J’aime beaucoup l’idée que vous coupliez la haine et l’espérance, qui marchent côte à côte dans ce roman. Je ne veux pas en dire trop pour éviter de « divulgâcher », mais c’est avant tout un roman pétri d’espoir, même s’il est traversé par beaucoup de noirceur. La colère, la haine, mais aussi l’espoir, tous se transmettent ici de génération en génération. C’est un fait connu de la psychanalyse et de l’épigénétique que les traumatismes, les exils, les guerres se répercutent en avalanche dans les lignées. Cela est passionnant quand on veut construire un personnage ! Chacun hérite du poids de ce(ux) qui précède(nt). Concrètement, j’ai laissé Reine, Éphraïm, Mange-Ciel et Miou me raconter comment ils s’emparaient de cet héritage commun. Je n’ai pas choisi. Certains rompaient avec le passé, parvenaient à s’inventer une identité nouvelle, d’autres choyaient la haine, pour le meilleur et pour le pire. C’était d’autant plus intéressant que les triplés – qui partageaient un même patrimoine génétique – étaient séparés à la naissance. Le roman devenait un laboratoire parfait pour observer comment une famille, un parcours, telle ou telle rencontre peuvent changer le cours d’une vie !

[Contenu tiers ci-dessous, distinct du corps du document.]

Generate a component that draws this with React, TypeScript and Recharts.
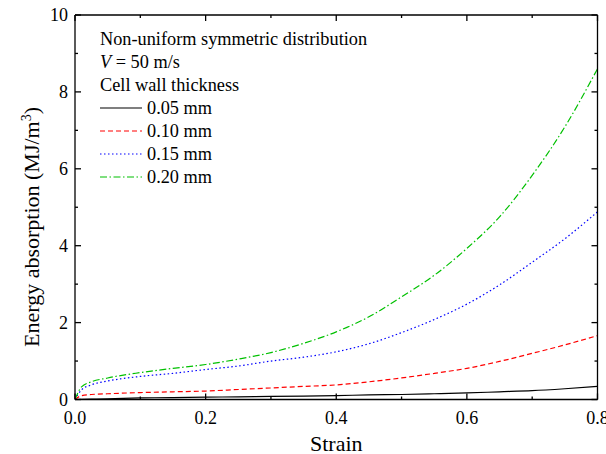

Le roman souligne le conflit entre vengeance et justice naissante. Que vous inspire ce dilemme dans le monde contemporain ?

Une chose est certaine, la question de la justice était à la racine de ce roman. Je suis frappée par les tribunaux médiatiques, par les lynchages sur les réseaux sociaux, comme des résurgences archaïques, des pulsions collectives. La justice, bien qu’imparfaite, est une institution attaquée de toutes parts, menacée, et je crois que ces problèmes me taraudaient tellement, sans que je ne trouve de réponse toute faite, que j’ai eu besoin d’écrire pour mieux comprendre. Modiano disait que par sa sensibilité exacerbée, l’écrivain est une sorte de sismologue, qu’il pressent les secousses d’une société bien avant qu’elles ne parviennent à la surface de la terre. Je veux bien le croire, et quand mes hantises sont trop fortes, elles ne trouvent d’autre voie d’exploration que le roman. Cela m’a fait du bien de revenir aux origines de notre justice, d’en remonter la piste. Et j’avoue être étonnée de voir, après la sortie du roman, les résonances avec l’actualité. 

Quelle place accordez-vous à la question du féminin dans cette fresque médiévale, et comment avez-vous imaginé les figures féminines dans cet univers de domination masculine ?

Les figures féminines sont nombreuses et diverses. Hors de question pour moi d’être manichéenne. Il existe de sacrée « garces » (intéressant, ce phénomène sémantique voulant que le féminin de certains noms devienne péjoratif…), dominatrices, manipulatrices, mais celles que j’aime, dans lesquelles je me suis le plus volontiers glissée, se placent toutes sous le « matronage » de Gala, qui s’émancipe des hommes, mais aussi des humains, pour vivre hors de toute domination, au cœur de la forêt, que j’imagine un peu comme un placenta vert. Son corps est animal, sensuel, celui de ses descendantes aussi – je pense à Mange-Ciel, l’idiote céleste, qui n’a aucun filtre, laisse libre cours à sa libido. Je trouve ça important de raconter le/s désir/s féminin/s depuis un corps féminin. Je me rappelle avoir lu un texte écrit par un homme, et souri lorsque son héroïne sent monter en elle, je cite de mémoire, « le désir de son utérus à son nombril ». Autant vous dire qu’aucune femme ne formulerait la chose ainsi ! Le corolaire :   déboulonner la figure du héros viril, proposer des personnages masculins doux, comme le sont Éphraïm, Guillaume et Pietro. Ceci étant, mon combat féministe excède la littérature : écrire des romans féministes, saboter le schéma patriarcal des épopées n’apportera malheureusement pas le droit de vote aux femmes afghanes, ne mettra pas un terme aux féminicides, mais je reste persuadée que cela peut contribuer à infléchir les représentations.